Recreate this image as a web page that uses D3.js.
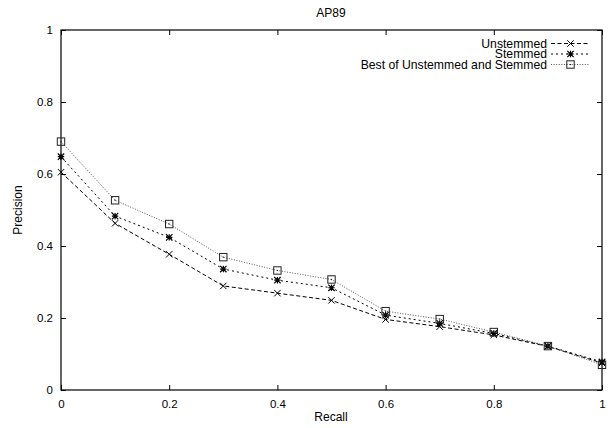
<!DOCTYPE html>
<html><head><meta charset="utf-8">
<script src="https://cdn.jsdelivr.net/npm/d3@7"></script>
<style>body{margin:0;background:#fff}svg{display:block}text{font-family:"Liberation Sans",Arial,Helvetica,sans-serif;fill:#000}</style>
</head><body><svg id="c" width="608" height="428"></svg>
<script>
const recall = [0,0.1,0.2,0.3,0.4,0.5,0.6,0.7,0.8,0.9,1.0];
const unstemmed = [0.605,0.463,0.377,0.289,0.269,0.249,0.196,0.176,0.153,0.121,0.075];
const stemmed = [0.648,0.483,0.424,0.336,0.305,0.284,0.208,0.185,0.157,0.122,0.078];
const best = [0.690,0.527,0.461,0.369,0.332,0.307,0.219,0.197,0.161,0.122,0.070];
const seriesNames = ["Unstemmed","Stemmed","Best of Unstemmed and Stemmed"];
const xTicks = [0,0.2,0.4,0.6,0.8,1];
const yTicks = [0,0.2,0.4,0.6,0.8,1];

const svg = d3.select("#c");
const L=61,R=602,T=30,B=390;
const x = d3.scaleLinear().domain([0,1]).range([L,R]);
const y = d3.scaleLinear().domain([0,1]).range([B,T]);
const fmt = d => d===0?"0":d===1?"1":d3.format(".1f")(d);

const gx = svg.append("g").attr("transform",`translate(0,${B})`)
  .call(d3.axisBottom(x).tickValues(xTicks).tickFormat(fmt).tickSize(-5).tickPadding(10));
const gxt = svg.append("g").attr("transform",`translate(0,${T})`)
  .call(d3.axisTop(x).tickValues(xTicks).tickFormat("").tickSize(-5));
const gy = svg.append("g").attr("transform",`translate(${L},0)`)
  .call(d3.axisLeft(y).tickValues(yTicks).tickFormat(fmt).tickSize(-5).tickPadding(8));
const gyr = svg.append("g").attr("transform",`translate(${R},0)`)
  .call(d3.axisRight(y).tickValues(yTicks).tickFormat("").tickSize(-5));
[gx,gxt,gy,gyr].forEach(g=>{g.select(".domain").remove();g.selectAll("line").attr("stroke","#000");g.selectAll("text").attr("font-size",11.5).attr("font-family","Liberation Sans, Arial, sans-serif");});
svg.append("rect").attr("x",L).attr("y",T).attr("width",R-L).attr("height",B-T).attr("fill","none").attr("stroke","#000").attr("stroke-width",1.2);

svg.append("text").attr("x",331).attr("y",17).attr("text-anchor","middle").attr("font-size",12).text("AP89");
svg.append("text").attr("x",331).attr("y",421).attr("text-anchor","middle").attr("font-size",12).text("Recall");
svg.append("text").attr("transform","translate(22,210) rotate(-90)").attr("text-anchor","middle").attr("font-size",12).text("Precision");

const dashes = ["4,2.5","2,3","1,1.6"];
const strokes = ["#000","#000","#555"];
const data = [unstemmed,stemmed,best];
const line = d3.line().x((d,i)=>x(recall[i])).y(d=>y(d));

function marker(g,type,cx,cy){
  const s=3.2;
  if(type===0){
    g.append("path").attr("d",`M${cx-s},${cy-s}L${cx+s},${cy+s}M${cx-s},${cy+s}L${cx+s},${cy-s}`).attr("stroke","#000").attr("stroke-width",1);
  } else if(type===1){
    g.append("path").attr("d",`M${cx-s},${cy-s}L${cx+s},${cy+s}M${cx-s},${cy+s}L${cx+s},${cy-s}M${cx-s},${cy}L${cx+s},${cy}M${cx},${cy-s}L${cx},${cy+s}`).attr("stroke","#000").attr("stroke-width",1.2);
  } else {
    g.append("rect").attr("x",cx-3.7).attr("y",cy-3.7).attr("width",7.4).attr("height",7.4).attr("fill","none").attr("stroke","#222").attr("stroke-width",1);
    g.append("rect").attr("x",cx-0.6).attr("y",cy-0.6).attr("width",1.2).attr("height",1.2).attr("fill","#222");
  }
}

data.forEach((vals,k)=>{
  const g = svg.append("g");
  g.append("path").datum(vals).attr("d",line).attr("fill","none").attr("stroke",strokes[k]).attr("stroke-width",1).attr("stroke-dasharray",dashes[k]);
  vals.forEach((v,i)=>marker(g,k,x(recall[i]),y(v)));
});

const ly=[43.5,54,64.5];
seriesNames.forEach((n,k)=>{
  svg.append("text").attr("x",547).attr("y",ly[k]+4.2).attr("text-anchor","end").attr("font-size",12.2).text(n);
  svg.append("line").attr("x1",551).attr("x2",589).attr("y1",ly[k]).attr("y2",ly[k]).attr("stroke",strokes[k]).attr("stroke-width",1).attr("stroke-dasharray",dashes[k]);
  marker(svg,k,570.5,ly[k]);
});
</script></body></html>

▬▬▬

WHAT THE EXERCISE ASKS: Transcribe the whole listing exactly. Pictures are excluded.

WRITTEN ANSWER:
Recreate this image as a web page that uses D3.js.
<!DOCTYPE html>
<html><head><meta charset="utf-8">
<script src="https://cdn.jsdelivr.net/npm/d3@7"></script>
<style>body{margin:0;background:#fff}svg{display:block}text{font-family:"Liberation Sans",Arial,Helvetica,sans-serif;fill:#000}</style>
</head><body><svg id="c" width="608" height="428"></svg>
<script>
const recall = [0,0.1,0.2,0.3,0.4,0.5,0.6,0.7,0.8,0.9,1.0];
const unstemmed = [0.605,0.463,0.377,0.289,0.269,0.249,0.196,0.176,0.153,0.121,0.075];
const stemmed = [0.648,0.483,0.424,0.336,0.305,0.284,0.208,0.185,0.157,0.122,0.078];
const best = [0.690,0.527,0.461,0.369,0.332,0.307,0.219,0.197,0.161,0.122,0.070];
const seriesNames = ["Unstemmed","Stemmed","Best of Unstemmed and Stemmed"];
const xTicks = [0,0.2,0.4,0.6,0.8,1];
const yTicks = [0,0.2,0.4,0.6,0.8,1];

const svg = d3.select("#c");
const L=61,R=602,T=30,B=390;
const x = d3.scaleLinear().domain([0,1]).range([L,R]);
const y = d3.scaleLinear().domain([0,1]).range([B,T]);
const fmt = d => d===0?"0":d===1?"1":d3.format(".1f")(d);

const gx = svg.append("g").attr("transform",`translate(0,${B})`)
  .call(d3.axisBottom(x).tickValues(xTicks).tickFormat(fmt).tickSize(-5).tickPadding(10));
const gxt = svg.append("g").attr("transform",`translate(0,${T})`)
  .call(d3.axisTop(x).tickValues(xTicks).tickFormat("").tickSize(-5));
const gy = svg.append("g").attr("transform",`translate(${L},0)`)
  .call(d3.axisLeft(y).tickValues(yTicks).tickFormat(fmt).tickSize(-5).tickPadding(8));
const gyr = svg.append("g").attr("transform",`translate(${R},0)`)
  .call(d3.axisRight(y).tickValues(yTicks).tickFormat("").tickSize(-5));
[gx,gxt,gy,gyr].forEach(g=>{g.select(".domain").remove();g.selectAll("line").attr("stroke","#000");g.selectAll("text").attr("font-size",11.5).attr("font-family","Liberation Sans, Arial, sans-serif");});
svg.append("rect").attr("x",L).attr("y",T).attr("width",R-L).attr("height",B-T).attr("fill","none").attr("stroke","#000").attr("stroke-width",1.2);

svg.append("text").attr("x",331).attr("y",17).attr("text-anchor","middle").attr("font-size",12).text("AP89");
svg.append("text").attr("x",331).attr("y",421).attr("text-anchor","middle").attr("font-size",12).text("Recall");
svg.append("text").attr("transform","translate(22,210) rotate(-90)").attr("text-anchor","middle").attr("font-size",12).text("Precision");

const dashes = ["4,2.5","2,3","1,1.6"];
const strokes = ["#000","#000","#555"];
const data = [unstemmed,stemmed,best];
const line = d3.line().x((d,i)=>x(recall[i])).y(d=>y(d));

function marker(g,type,cx,cy){
  const s=3.2;
  if(type===0){
    g.append("path").attr("d",`M${cx-s},${cy-s}L${cx+s},${cy+s}M${cx-s},${cy+s}L${cx+s},${cy-s}`).attr("stroke","#000").attr("stroke-width",1);
  } else if(type===1){
    g.append("path").attr("d",`M${cx-s},${cy-s}L${cx+s},${cy+s}M${cx-s},${cy+s}L${cx+s},${cy-s}M${cx-s},${cy}L${cx+s},${cy}M${cx},${cy-s}L${cx},${cy+s}`).attr("stroke","#000").attr("stroke-width",1.2);
  } else {
    g.append("rect").attr("x",cx-3.7).attr("y",cy-3.7).attr("width",7.4).attr("height",7.4).attr("fill","none").attr("stroke","#222").attr("stroke-width",1);
    g.append("rect").attr("x",cx-0.6).attr("y",cy-0.6).attr("width",1.2).attr("height",1.2).attr("fill","#222");
  }
}

data.forEach((vals,k)=>{
  const g = svg.append("g");
  g.append("path").datum(vals).attr("d",line).attr("fill","none").attr("stroke",strokes[k]).attr("stroke-width",1).attr("stroke-dasharray",dashes[k]);
  vals.forEach((v,i)=>marker(g,k,x(recall[i]),y(v)));
});

const ly=[43.5,54,64.5];
seriesNames.forEach((n,k)=>{
  svg.append("text").attr("x",547).attr("y",ly[k]+4.2).attr("text-anchor","end").attr("font-size",12.2).text(n);
  svg.append("line").attr("x1",551).attr("x2",589).attr("y1",ly[k]).attr("y2",ly[k]).attr("stroke",strokes[k]).attr("stroke-width",1).attr("stroke-dasharray",dashes[k]);
  marker(svg,k,570.5,ly[k]);
});
</script></body></html>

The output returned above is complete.